Server - Cache

Lavender Data caches yielded samples/batches to avoid redundant processing.

Cache Key

The cache key is a combination of the hashed iteration parameters and the indices of the samples/batches.

def hash(o: object) -> str:
    return hashlib.sha256(json.dumps(o).encode("utf-8")).hexdigest()

iteration_hash = hash({
    "dataset_id": iteration.dataset.id,
    "batch_size": iteration.batch_size,
    "shardsets": [s.id for s in iteration.shardsets],
    "collater": iteration.collater,
    "filters": iteration.filters,
    "preprocessors": iteration.preprocessors,
})

cache_key = hash({
    "iteration_hash": iteration_hash,
    "indices": indices,
})

Please refer to the source code for more details.

TTL

Cache entries are deleted after a certain time to live (TTL). You can set the TTL with the LAVENDER_DATA_BATCH_CACHE_TTL environment variable, in seconds.

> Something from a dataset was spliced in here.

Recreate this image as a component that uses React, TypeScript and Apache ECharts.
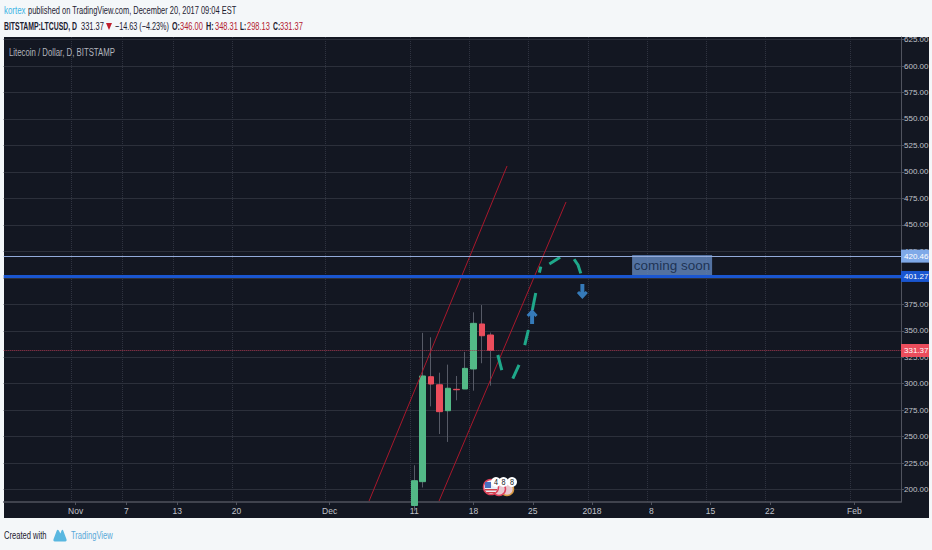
import React, { useEffect, useRef } from "react";
import * as echarts from "echarts";

const FONT = '"Liberation Sans", sans-serif';

const monthNames = ["Oct", "Nov", "Dec", "Jan", "Feb"];
const monthStarts = [24, 1, 1, 1, 1];
const monthEnds = [31, 30, 31, 31, 6];
const categories: string[] = [];
monthNames.forEach((m, i) => {
  for (let d = monthStarts[i]; d <= monthEnds[i]; d++) categories.push(`${m} ${d}`);
});

const tickDates = ["Nov 1", "Nov 7", "Nov 13", "Nov 20", "Dec 1", "Dec 11", "Dec 18", "Dec 25", "Jan 1", "Jan 8", "Jan 15", "Jan 22", "Feb 1"];
const tickLabels = ["Nov", "7", "13", "20", "Dec", "11", "18", "25", "2018", "8", "15", "22", "Feb"];

const priceTicks = [200, 225, 250, 275, 300, 325, 350, 375, 400, 425, 450, 475, 500, 525, 550, 575, 600, 625];

const candleDates = ["Dec 11", "Dec 12", "Dec 13", "Dec 14", "Dec 15", "Dec 16", "Dec 17", "Dec 18", "Dec 19", "Dec 20"];
const opens = [185, 207.5, 306.6, 299, 274.5, 294.7, 295, 313.9, 356.4, 346];
const closes = [208.4, 307.3, 299.7, 273.6, 295.7, 294.3, 314.5, 357, 345.3, 331.37];
const lows = [180, 202, 278.6, 252.5, 245, 284.3, 295, 293.4, 319.3, 298.13];
const highs = [223, 348, 343.8, 310.4, 318, 307.3, 330, 367.4, 374.3, 348.31];

const channelLeft = [[42.66, 189.2], [58.96, 505.6]];
const channelRight = [[50.93, 189.2], [65.93, 471.6]];
const forecastPath: (number | string)[][] = [
  [57.87, 327.1], [58.34, 312.9], ["-", "-"],
  [59.64, 304.9], [60.38, 317.7], ["-", "-"],
  [61.05, 336.5], [61.48, 350.7], ["-", "-"],
  [61.95, 369.6], [62.35, 385.6], ["-", "-"],
  [62.78, 404.8], [62.95, 410.5], ["-", "-"],
  [63.96, 413.0], [65.23, 419.4], ["-", "-"],
  [66.88, 417.5], [67.35, 412.1], [67.67, 404.2],
];
const arrowUp = [61.92, 363.5];
const arrowDown = [67.86, 387.1];
const noteAnchor = [78.46, 411.6];
const noteText = "coming soon";
const levelHigh = 420.46;
const levelMid = 401.27;
const levelLast = 331.37;

const LEFT = 3.7;
const PLOT_RIGHT = 901;
const TOP = 37;
const BOTTOM = 502;
const ARROW = "path://M5,0 L10,6 L8,8 L6.8,6.6 L6.8,15 L3.2,15 L3.2,6.6 L2,8 L0,6 Z";

const LOGO = "M2,10 L6,3 Q7,1.5 8.5,3 L10.5,5.5 L12,3 Q13,1.5 14,3 L18,10 Q19,12 16.5,12 L3.5,12 Q1,12 2,10 Z";
echarts.graphic.registerShape("tvlogo", echarts.graphic.extendPath(LOGO, {}) as any);

function text(x: number, y: number, t: string, fill: string, scaleX = 0.67, extra: any = {}) {
  return {
    type: "text",
    x,
    y,
    scaleX,
    silent: true,
    z: 20,
    style: { text: t, fill, font: `11px ${FONT}`, verticalAlign: "middle", ...extra },
  };
}

export default function App() {
  const ref = useRef<HTMLDivElement>(null);
  useEffect(() => {
    document.body.style.margin = "0";
    const chart = echarts.init(ref.current!, undefined, { renderer: "svg" });
    const bold = { font: `bold 11px ${FONT}` };
    const red = "#a8182c";
    const dark = "#1c2030";
    const wick = "#565a66";
    const wickData = candleDates.map((d, i) => [d, opens[i], closes[i], lows[i], highs[i]]);
    const bodyData = candleDates.map((d, i) => [
      d, opens[i], closes[i], Math.min(opens[i], closes[i]), Math.max(opens[i], closes[i]),
    ]);
    const encode = { x: 0, y: [1, 2, 3, 4] };
    const priceLabel = (bg: string, h: number) => ({
      show: true,
      position: "end",
      distance: 0,
      formatter: (p: any) => Number(p.value).toFixed(2),
      backgroundColor: bg,
      color: "#ffffff",
      fontFamily: FONT,
      fontSize: 8,
      width: 25,
      height: h,
      lineHeight: h,
      padding: [0, 0, 0, 3],
      align: "left",
    });
    const isTick = (_i: number, v: string) => tickDates.includes(v);
    chart.setOption({
      animation: false,
      backgroundColor: "#f4f7f9",
      grid: { left: LEFT, top: TOP, width: PLOT_RIGHT - LEFT, height: BOTTOM - TOP, containLabel: false },
      xAxis: [
        {
          type: "category",
          data: categories,
          boundaryGap: true,
          axisLine: { lineStyle: { color: "#50535e", width: 1.5 } },
          axisTick: { show: true, alignWithLabel: true, length: 3, lineStyle: { color: "#50535e" }, interval: isTick },
          axisLabel: {
            color: "#c0c3cb", fontFamily: FONT, fontSize: 8.5, margin: 4, interval: isTick,
            formatter: (v: string) => tickLabels[tickDates.indexOf(v)] ?? "",
          },
          splitLine: { show: true, lineStyle: { color: "#2f3340", type: "dotted" }, interval: isTick },
        },
        { type: "value", min: -0.5, max: categories.length - 0.5, show: false },
      ],
      yAxis: {
        type: "value",
        position: "right",
        min: 200 + (489.6 - BOTTOM) / 1.059,
        max: 200 + (489.6 - TOP) / 1.059,
        axisLine: { show: true, onZero: false, lineStyle: { color: "#50535e", width: 1 } },
        axisTick: { show: true, length: 3, lineStyle: { color: "#50535e" }, customValues: priceTicks },
        axisLabel: {
          color: "#c0c3cb", fontFamily: FONT, fontSize: 8, margin: 3, customValues: priceTicks,
          formatter: (v: number) => v.toFixed(2),
          showMinLabel: true, showMaxLabel: true,
        },
        splitLine: { show: true, lineStyle: { color: "#2c303b", width: 1 } },
      },
      series: [
        {
          type: "candlestick", name: "wicks", data: wickData, encode, barWidth: 1, z: 3,
          itemStyle: { color: wick, color0: wick, borderColor: wick, borderColor0: wick, borderWidth: 1 },
        },
        {
          type: "candlestick", name: "LTCUSD", data: bodyData, encode, barWidth: 6, z: 4,
          itemStyle: { color: "#53b987", color0: "#eb4d5c", borderColor: "#53b987", borderColor0: "#eb4d5c", borderWidth: 1 },
        },
        {
          type: "line", xAxisIndex: 1, data: channelLeft, symbol: "none", z: 5,
          lineStyle: { color: red, width: 1 },
          markLine: {
            silent: true, symbol: "none", z: 30, animation: false,
            data: [
              { yAxis: levelHigh, lineStyle: { color: "#93abdb", width: 1, type: "solid" }, label: priceLabel("#7fa9e8", 13) },
              { yAxis: levelMid, lineStyle: { color: "#1a56d0", width: 3, type: "solid" }, label: priceLabel("#1a56d0", 11) },
              { yAxis: levelLast, lineStyle: { color: "#a83a50", width: 1, type: "dotted" }, label: priceLabel("#eb4d5c", 13) },
            ],
          },
        },
        { type: "line", xAxisIndex: 1, data: channelRight, symbol: "none", z: 5, lineStyle: { color: red, width: 1 } },
        {
          type: "line", xAxisIndex: 1, data: forecastPath, symbol: "none", z: 6, connectNulls: false,
          lineStyle: { color: "#1fa88a", width: 3 },
        },
        {
          type: "scatter", xAxisIndex: 1, z: 7, symbol: ARROW, symbolSize: [11, 15],
          itemStyle: { color: "#3f93e0" },
          data: [
            { value: arrowUp, symbolRotate: 0 },
            { value: arrowDown, symbolRotate: 180 },
          ],
        },
        {
          type: "scatter", xAxisIndex: 1, z: 8, symbolSize: 1, itemStyle: { color: "transparent" },
          data: [noteAnchor],
          label: {
            show: true, position: "inside", formatter: noteText, color: "#10233f", fontFamily: FONT, fontSize: 13.5,
            backgroundColor: "#6489c2", width: 80, height: 21, lineHeight: 21, align: "center", verticalAlign: "middle",
          },
        },
      ],
      graphic: [
        { type: "rect", z: -10, silent: true, shape: { x: 4, y: 37, width: 925, height: 481 }, style: { fill: "#131722" } },
        text(4, 10, "kortex", "#3bb3e4", 0.72),
        text(28, 10, "published on TradingView.com, December 20, 2017 09:04 EST", dark, 0.68),
        text(4, 26, "BITSTAMP:LTCUSD, D", dark, 0.625, bold),
        text(81, 26, "331.37", dark, 0.68),
        { type: "polygon", z: 20, silent: true, shape: { points: [[106, 23], [112, 23], [109, 30]] }, style: { fill: "#c01f2e" } },
        text(115, 26, "−14.63 (−4.23%)", dark, 0.66),
        text(172, 26, "O:", dark, 0.65, bold),
        text(180, 26, "346.00", "#b3202f", 0.68),
        text(206, 26, "H:", dark, 0.66, bold),
        text(215, 26, "348.31", "#b3202f", 0.68),
        text(240, 26, "L:", dark, 0.6, bold),
        text(247, 26, "298.13", "#b3202f", 0.68),
        text(273, 26, "C:", dark, 0.62, bold),
        text(280, 26, "331.37", "#b3202f", 0.68),
        text(9, 52, "Litecoin / Dollar, D, BITSTAMP", "#b2b5be", 0.71),
        text(4, 535, "Created with", dark, 0.69),
        { type: "tvlogo", z: 20, silent: true, x: 52, y: 527, scaleX: 0.8, scaleY: 1.2, style: { fill: "#58b7e0" } },
        text(71, 535, "TradingView", "#58a8d8", 0.69),
        { type: "circle", z: 22, silent: true, shape: { cx: 491, cy: 487, r: 7.5 }, style: { fill: "#e8eef5", stroke: "#e0405a", lineWidth: 1.5 } },
        { type: "circle", z: 21, silent: true, shape: { cx: 499, cy: 489, r: 6.5 }, style: { fill: "#e8c8d0", stroke: "#e0405a", lineWidth: 1.5 } },
        { type: "circle", z: 20, silent: true, shape: { cx: 507, cy: 489, r: 6.5 }, style: { fill: "#e8c8d0", stroke: "#d89a40", lineWidth: 1.5 } },
        { type: "rect", z: 23, silent: true, shape: { x: 485, y: 482, width: 6, height: 6 }, style: { fill: "#4a6fc0" } },
        { type: "rect", z: 23, silent: true, shape: { x: 485, y: 489, width: 12, height: 1.5 }, style: { fill: "#d0404a" } },
        { type: "rect", z: 23, silent: true, shape: { x: 487, y: 492, width: 8, height: 1.2 }, style: { fill: "#d0404a" } },
        { type: "circle", z: 24, silent: true, shape: { cx: 496, cy: 482, r: 5 }, style: { fill: "#ffffff" } },
        { type: "circle", z: 24, silent: true, shape: { cx: 503.5, cy: 482, r: 5 }, style: { fill: "#ffffff" } },
        { type: "circle", z: 24, silent: true, shape: { cx: 512, cy: 482, r: 5 }, style: { fill: "#ffffff" } },
        { ...text(494, 482, "4", "#131722", 0.8, { font: `9px ${FONT}` }), z: 25 },
        { ...text(501.5, 482, "8", "#131722", 0.8, { font: `9px ${FONT}` }), z: 25 },
        { ...text(510, 482, "8", "#131722", 0.8, { font: `9px ${FONT}` }), z: 25 },
      ],
    });
    return () => chart.dispose();
  }, []);
  return <div ref={ref} style={{ position: "fixed", left: 0, top: 0, width: 932, height: 550 }} />;
}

export LAVENDER_DATA_BATCH_CACHE_TTL=300 # 300 seconds

Default value is 5 minutes (300 seconds).

Ignoring Cache

You can ignore caches and reprocess the data by setting the no_cache parameter to True on creating the iteration instance.

iteration = Iteration.from_dataset(
    dataset_id=dataset.id,
    shardsets=[shardset.id],
    no_cache=True,
)

Cache location

Cache is stored in the memory of the server by default.

To support prefetching from the client side, caching can not be disabled. If you want to scale out the server to multiple machines or processes, you can use Redis as a cache backend.

Install the redis extra and set LAVENDER_DATA_REDIS_URL environment variable to the desired Redis URL.

pip install lavender-data[redis]

export LAVENDER_DATA_REDIS_URL=redis://localhost:6379/0

If the server does not have enough memory, consider using Redis or setting a smaller TTL.